Ваниляйн и Лизхен - стр. 3
– Пусть ваш сын завтра зайдет в комендатуру!
И не помня себя, я выбежал во двор. Автоматчики, конечно, заметили мою взволнованность и спросили:
– Что-нибудь случилось?
– Нет, ничего. Пошли!
Остаток дня я был в плохом настроении, переживал за свое несерьезное и даже мальчишеское поведение в доме этой изумительной девушки.
На другой день рано утром в комнату вошел дежурный сержант и доложил, что ко мне пришел посетитель. Это был худощавый с изможденным лицом человек в старом, сильно потрепанном костюме. В руках он держал небольшого размера баул.
– Гюнтер Вальдхельм, – уныло представился он, не спуская с меня вопрошающего взгляда.
Конечно, я удивился его жалкому виду, но ничего не сказал. Я пригласил его сесть, проверил его документы, которые оказались в полном порядке, и потом долго расспрашивал его о жизни и службе в армии. Узнал, в каких войсках служил, где и в качестве кого он участвовал в боях с англичанами, где был взят в плен и когда отпущен. Оказалось, что он на полтора года моложе меня, а выглядел старше. Из плена он был освобожден по болезни, которая и сейчас мучила его. Во время беседы я случайно подошел к окну и на противоположной стороне улицы увидел фрау Вальдхельм, мать Гюнтера, и его юную сестру. Я попросил Гюнтетера подойти к окну и спросил его:
– Кто это и почему они здесь?
– Это моя мать и младшая сестренка. Они опасаются, что вы арестуете меня.
– Какая чушь! – воскликнул я по-русски, а немцу строго сказал: – Идите, зарегистрируйтесь у бургомистра и спокойно живите дома. Вас больше никто не потревожит.
Гюнтер вышел из комнаты, а я подошел к окну и, прячась за занавеску, стал наблюдать. Как только Гюнтер появился на улице, обе женщины бросились к нему, подхватили его под руки и, изредка поглядывая на мои окна, стали подниматься вверх по улице к своему дому.
На этом моя связь с семьей Вальдхельм не закончилась.
Утром следующего дня у меня в кабинете опять появились гости – это были фрау Вальдхельм и ее младшая дочь, имя которой я еще не знал.
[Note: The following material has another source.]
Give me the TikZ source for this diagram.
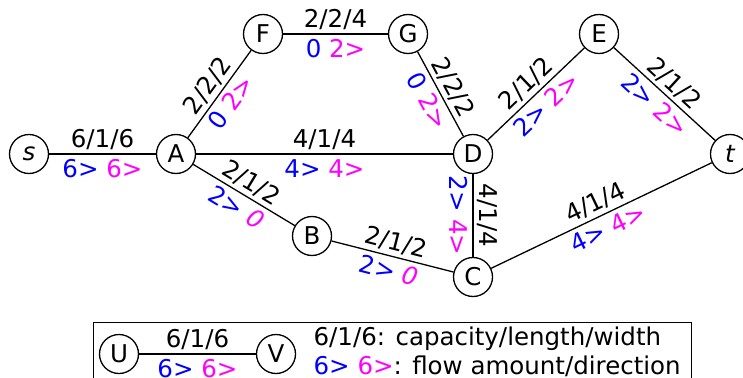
\documentclass[tikz,border=0pt]{standalone}
\usepackage{fontspec}
\setmainfont{DejaVu Sans}
\definecolor{flowblue}{RGB}{0,0,255}
\definecolor{flowmag}{RGB}{255,0,255}
\newcommand\labfont{\fontsize{24.5}{28}\selectfont}
\newcommand\fb[1]{\textcolor{flowblue}{#1}}
\newcommand\fm[1]{\textcolor{flowmag}{#1}}
\begin{document}
\begin{tikzpicture}[x=1pt,y=-1pt,line width=1.3pt,
  vtx/.style={circle,draw,fill=white,minimum size=39pt,inner sep=0pt,font=\labfont},
  caplabel/.style={sloped,above=5.5pt,inner sep=0pt,text depth=0pt,font=\labfont},
  flowlabel/.style={sloped,below=5.5pt,inner sep=0pt,text height=17pt,text depth=0pt,font=\labfont},
  legtext/.style={anchor=base west,inner sep=0pt,font=\labfont}]
\useasboundingbox (0,0) rectangle (743,377);
\node[vtx] (s) at (29,154) {\itshape s};
\node[vtx] (A) at (176,154) {A};
\node[vtx] (F) at (263,34) {F};
\node[vtx] (G) at (408,34) {G};
\node[vtx] (D) at (473,154) {D};
\node[vtx] (E) at (599,34) {E};
\node[vtx] (t) at (730,154) {\itshape t};
\node[vtx] (B) at (312,236) {B};
\node[vtx] (C) at (473,277) {C};
\draw (s) -- node[caplabel]{6/1/6} node[flowlabel]{\fb{6>} \fm{6>}} (A);
\draw (A) -- node[caplabel]{2/2/2} node[flowlabel]{\fb{0} \fm{2>}} (F);
\draw (F) -- node[caplabel]{2/2/4} node[flowlabel]{\fb{0} \fm{2>}} (G);
\draw (G) -- node[caplabel]{2/2/2} node[flowlabel]{\fb{0} \fm{2>}} (D);
\draw (A) -- node[caplabel]{4/1/4} node[flowlabel]{\fb{4>} \fm{4>}} (D);
\draw (A) -- node[caplabel]{2/1/2} node[flowlabel]{\fb{2>} \fm{\itshape 0}} (B);
\draw (B) -- node[caplabel]{2/1/2} node[flowlabel]{\fb{2>} \fm{\itshape 0}} (C);
\draw (D) -- node[caplabel]{4/1/4} node[flowlabel]{\fb{2>} \fm{4>}} (C);
\draw (D) -- node[caplabel]{2/1/2} node[flowlabel]{\fb{2>} \fm{2>}} (E);
\draw (E) -- node[caplabel]{2/1/2} node[flowlabel]{\fb{2>} \fm{2>}} (t);
\draw (C) -- node[caplabel]{4/1/4} node[flowlabel]{\fb{4>} \fm{4>}} (t);
% legend
\draw[line width=0.8pt] (93,322) rectangle (691,400);
\node[vtx] (U) at (119,354) {U};
\node[vtx] (V) at (276,354) {V};
\draw (U) -- node[caplabel]{6/1/6} node[flowlabel]{\fb{6>} \fm{6>}} (V);
\node[legtext] (l1) at (313,345) {6/1/6: capacity/length/width};
\node[legtext] (l2) at (313,374) {\fb{6>} \fm{6>}: flow amount/direction};
\end{tikzpicture}
\end{document}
Их неожиданное появление меня сильно смутило и взволновало, я излишне суетился, нервно перебирал на столе бумаги и не знал, куда деть свои, как мне казалось, очень длинные руки. Наконец я торопливо пододвинул два стула и предложил им сесть. Сам же сел не за стол напротив них, как это положено хозяину кабинета, а где-то сбоку, на край стола. Утренние лучи солнца, пробившись через тюлевые занавески, хорошо освещали смущенные лица гостей. Конечно, я старался не смотреть в лицо сидевшей прямо передо мной девушки, хотя изредка бросал на нее быстрые взгляды. Ее смуглое, слегка удлиненное лицо с большими черными глазами, что несвойственно немецким девушкам, было обрамлено пышными, окрашенными в коричневый тон, волосами. Широкие ровные белые зубы подчеркивали строгость ее лица.
– Господин комендант, – сказала фрау Вальдхельм слегка приглушенным голосом. – я и моя дочь Лиза (Ага, значит ее зовут Лизой! Какое красивое и редкое имя!) пришли поблагодарить вас за внимательное отношение к судьбе нашего сына и брата Гюнтера, который вернулся из плена больным и истощенным.
– Забота о людях – мой долг, – ответил я дежурной фразой, которую мне часто приходилось произносить в ответ на благодарность посетителей.
– Ему нужны отдых и лечение, – продолжала фрау Вальдхельм. – Я и все мои дочери будем ухаживать за ним до тех пор, пока он не поправится. Все равно, его возвращение в родной дом для всех нас большая радость, и мы просим вас, господин комендант, оказать нам честь и поприсутствовать сегодня вечером на нашем скромном семейном ужине.